Newcastle United, 300 milyon sterlin karşılığında Suudi Arabistan merkezli bir konsorsiyuma satıldı. İngiliz ekibinin yeni sahibi Mohammed bin Salman'ın gelecek sezon transfere 1.5 milyar euroluk bütçe ayıracağı iddia ediliyor. Elbette bu satış Newcastle taraftarlarının bir bölümünü mutlu etti. Kupalar, yıldız transferler, önemli hocalar ve daha birçok şeyin hayalini kuruyor olabilir siyah beyazlı taraftarlar. Futbolun doğasına sahip çıkmak isteyen azımsanmayacak sayıda futbolsever, bu satışa karşı. “Futbolun doğasını katlettiniz” demeleri yeterli olmuyor elbette. İş işten geçmişti, takım son 20 yılda Sherar’dan aldığı o vefa duygusunu, mücadele etmeyi ve paradan daha değerli şeylerin olduğu öğretisini de satmıştı. 
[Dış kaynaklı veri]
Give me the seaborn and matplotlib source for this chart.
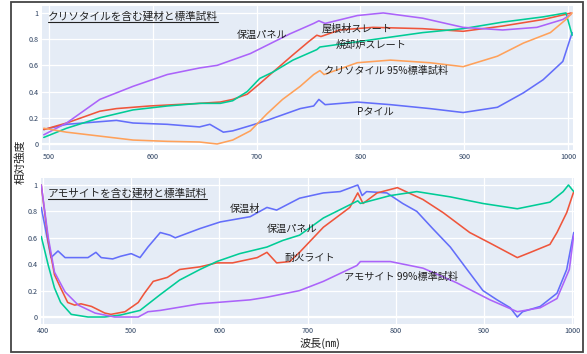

Futbola dair ne varsa tek tek satılıyor. Futbol endüstrisi ‘kazanmak’ uğruna rekabeti yerle bir ediyor ancak umut tekrar tekrar Johan Cruyff’un şu sözleri ile yeşeriyor: 

“Zengin bir kulübü neden yenemeyesiniz ki? Ben para dolu bir çantanın gol attığını hiç görmedim.”

Ve elbette Metin Kurt ile, “Futbol borsada değil, arsada güzel!”